▶ [Your instructions]:
Filter the entries below, keeping only lines with the word "matplotlib".

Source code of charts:
※

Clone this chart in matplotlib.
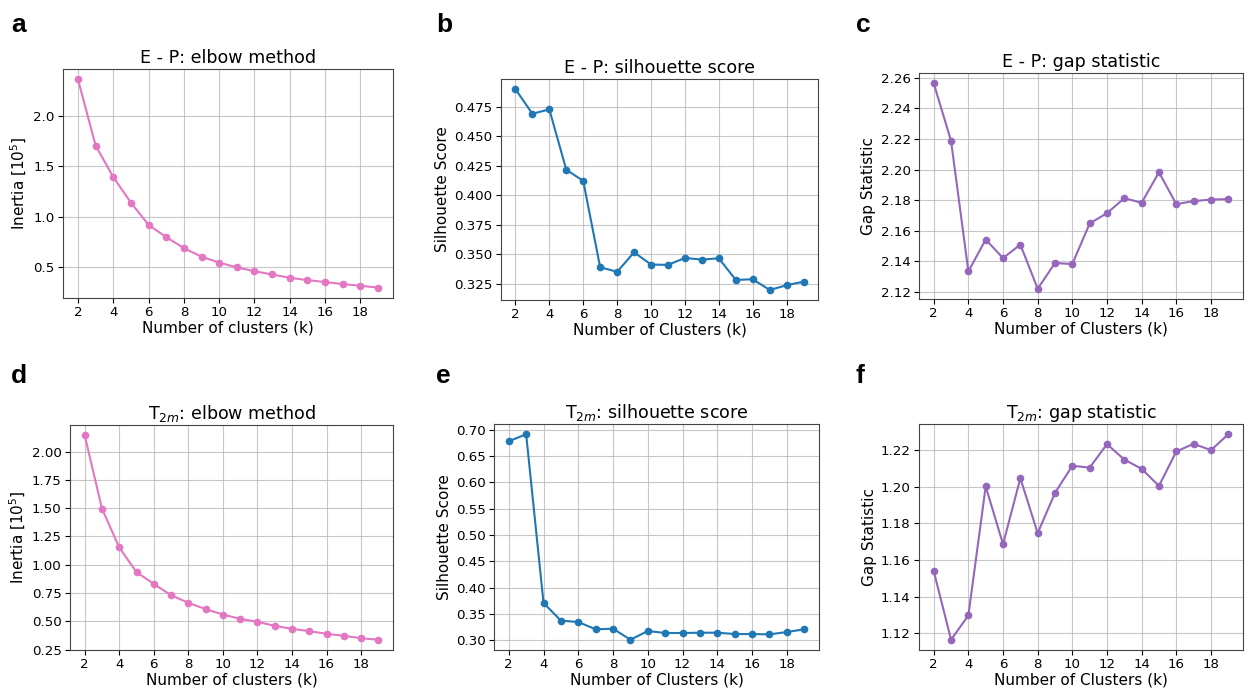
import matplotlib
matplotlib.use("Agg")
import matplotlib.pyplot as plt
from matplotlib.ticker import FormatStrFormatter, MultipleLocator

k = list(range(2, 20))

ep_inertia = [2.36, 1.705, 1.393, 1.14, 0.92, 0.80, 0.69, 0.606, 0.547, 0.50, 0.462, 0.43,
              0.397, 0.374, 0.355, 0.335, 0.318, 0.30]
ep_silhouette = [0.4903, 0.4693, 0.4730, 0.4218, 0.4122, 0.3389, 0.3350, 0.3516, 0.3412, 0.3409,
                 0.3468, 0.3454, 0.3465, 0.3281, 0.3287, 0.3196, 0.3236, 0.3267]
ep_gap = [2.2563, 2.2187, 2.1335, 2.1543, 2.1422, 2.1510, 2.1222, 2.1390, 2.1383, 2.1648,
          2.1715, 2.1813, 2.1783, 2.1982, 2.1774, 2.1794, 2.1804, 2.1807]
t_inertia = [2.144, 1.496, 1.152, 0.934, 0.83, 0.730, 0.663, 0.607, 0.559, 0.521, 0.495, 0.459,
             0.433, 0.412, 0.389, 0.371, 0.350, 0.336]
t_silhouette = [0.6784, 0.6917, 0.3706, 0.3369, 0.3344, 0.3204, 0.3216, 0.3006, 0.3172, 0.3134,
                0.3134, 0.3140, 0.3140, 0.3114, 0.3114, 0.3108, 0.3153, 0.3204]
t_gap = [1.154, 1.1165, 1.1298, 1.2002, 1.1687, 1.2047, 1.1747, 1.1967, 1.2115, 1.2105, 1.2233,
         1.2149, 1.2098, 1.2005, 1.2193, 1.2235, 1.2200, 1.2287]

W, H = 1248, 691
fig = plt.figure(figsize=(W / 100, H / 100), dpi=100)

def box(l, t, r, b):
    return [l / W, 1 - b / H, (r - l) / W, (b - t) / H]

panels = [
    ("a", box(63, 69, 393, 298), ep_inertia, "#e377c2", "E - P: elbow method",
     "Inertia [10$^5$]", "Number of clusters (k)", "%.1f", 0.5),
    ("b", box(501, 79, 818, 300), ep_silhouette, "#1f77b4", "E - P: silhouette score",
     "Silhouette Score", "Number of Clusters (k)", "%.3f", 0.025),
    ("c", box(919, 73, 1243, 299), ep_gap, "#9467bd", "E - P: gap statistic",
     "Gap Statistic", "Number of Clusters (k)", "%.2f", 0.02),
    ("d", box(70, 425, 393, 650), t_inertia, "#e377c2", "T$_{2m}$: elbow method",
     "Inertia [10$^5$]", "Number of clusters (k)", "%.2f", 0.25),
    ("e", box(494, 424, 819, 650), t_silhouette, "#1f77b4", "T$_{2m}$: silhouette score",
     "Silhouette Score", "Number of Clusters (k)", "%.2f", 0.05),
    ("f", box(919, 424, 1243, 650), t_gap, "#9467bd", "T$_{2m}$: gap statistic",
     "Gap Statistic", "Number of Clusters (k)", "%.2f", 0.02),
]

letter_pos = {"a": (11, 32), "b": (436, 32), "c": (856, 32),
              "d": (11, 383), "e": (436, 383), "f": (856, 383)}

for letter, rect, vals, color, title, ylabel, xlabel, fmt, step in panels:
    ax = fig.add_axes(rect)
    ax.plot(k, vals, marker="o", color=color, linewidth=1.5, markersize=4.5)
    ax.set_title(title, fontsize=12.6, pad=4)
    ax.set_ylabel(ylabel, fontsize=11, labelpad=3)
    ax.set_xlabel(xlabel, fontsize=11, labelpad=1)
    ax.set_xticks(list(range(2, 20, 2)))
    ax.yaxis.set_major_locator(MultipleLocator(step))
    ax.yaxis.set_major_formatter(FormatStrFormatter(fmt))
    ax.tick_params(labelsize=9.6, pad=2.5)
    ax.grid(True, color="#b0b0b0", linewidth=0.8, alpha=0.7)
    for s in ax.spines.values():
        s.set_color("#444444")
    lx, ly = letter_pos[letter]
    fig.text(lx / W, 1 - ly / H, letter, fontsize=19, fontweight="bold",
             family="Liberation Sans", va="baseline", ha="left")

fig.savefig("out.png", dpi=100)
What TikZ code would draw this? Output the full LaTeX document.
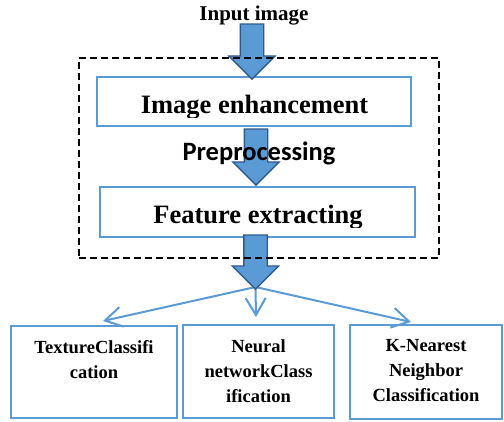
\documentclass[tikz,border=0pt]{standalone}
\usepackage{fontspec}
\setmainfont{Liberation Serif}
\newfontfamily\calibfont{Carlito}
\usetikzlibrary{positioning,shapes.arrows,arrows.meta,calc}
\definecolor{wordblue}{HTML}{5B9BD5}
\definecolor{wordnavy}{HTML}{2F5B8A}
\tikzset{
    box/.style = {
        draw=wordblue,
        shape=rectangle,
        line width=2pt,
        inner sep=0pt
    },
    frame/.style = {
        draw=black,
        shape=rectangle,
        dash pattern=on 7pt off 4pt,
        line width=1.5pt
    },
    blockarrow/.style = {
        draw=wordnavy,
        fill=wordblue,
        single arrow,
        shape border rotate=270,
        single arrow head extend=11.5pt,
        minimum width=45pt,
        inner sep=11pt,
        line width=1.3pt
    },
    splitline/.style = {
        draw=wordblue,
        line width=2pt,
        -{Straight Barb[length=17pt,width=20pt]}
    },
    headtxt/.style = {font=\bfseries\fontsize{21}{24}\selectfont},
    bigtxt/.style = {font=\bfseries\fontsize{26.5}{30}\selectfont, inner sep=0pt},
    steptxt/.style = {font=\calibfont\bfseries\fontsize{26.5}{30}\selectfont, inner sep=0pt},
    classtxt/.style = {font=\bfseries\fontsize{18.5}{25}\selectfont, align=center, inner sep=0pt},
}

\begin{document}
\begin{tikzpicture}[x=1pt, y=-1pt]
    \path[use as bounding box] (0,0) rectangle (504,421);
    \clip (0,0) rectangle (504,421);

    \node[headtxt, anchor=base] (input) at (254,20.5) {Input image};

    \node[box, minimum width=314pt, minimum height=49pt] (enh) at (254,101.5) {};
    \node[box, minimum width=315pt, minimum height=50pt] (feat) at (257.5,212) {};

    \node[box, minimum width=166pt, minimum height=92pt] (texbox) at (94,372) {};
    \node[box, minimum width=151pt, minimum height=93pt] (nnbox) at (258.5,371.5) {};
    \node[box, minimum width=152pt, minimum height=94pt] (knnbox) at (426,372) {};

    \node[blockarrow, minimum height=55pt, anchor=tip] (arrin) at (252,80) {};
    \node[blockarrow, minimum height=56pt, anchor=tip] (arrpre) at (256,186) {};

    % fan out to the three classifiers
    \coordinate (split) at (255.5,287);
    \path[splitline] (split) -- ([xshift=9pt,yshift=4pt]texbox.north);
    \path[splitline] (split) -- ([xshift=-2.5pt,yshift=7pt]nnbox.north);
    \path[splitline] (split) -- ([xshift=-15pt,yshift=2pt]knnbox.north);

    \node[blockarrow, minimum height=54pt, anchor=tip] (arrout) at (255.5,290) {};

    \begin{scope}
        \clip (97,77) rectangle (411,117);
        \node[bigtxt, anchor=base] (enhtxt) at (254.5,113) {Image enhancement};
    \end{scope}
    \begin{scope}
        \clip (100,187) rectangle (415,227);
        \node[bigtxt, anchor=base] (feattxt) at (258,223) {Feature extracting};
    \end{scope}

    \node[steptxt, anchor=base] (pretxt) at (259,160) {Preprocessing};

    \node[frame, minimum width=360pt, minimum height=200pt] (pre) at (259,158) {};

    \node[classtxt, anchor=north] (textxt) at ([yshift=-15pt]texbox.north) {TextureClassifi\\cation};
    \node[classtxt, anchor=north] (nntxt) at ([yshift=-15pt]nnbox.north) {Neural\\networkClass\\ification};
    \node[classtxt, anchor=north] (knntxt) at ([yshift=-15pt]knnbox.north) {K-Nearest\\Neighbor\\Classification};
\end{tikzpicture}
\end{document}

※

▶ [Output below]:
Clone this chart in matplotlib.
import matplotlib
matplotlib.use("Agg")
import matplotlib.pyplot as plt
from matplotlib.ticker import FormatStrFormatter, MultipleLocator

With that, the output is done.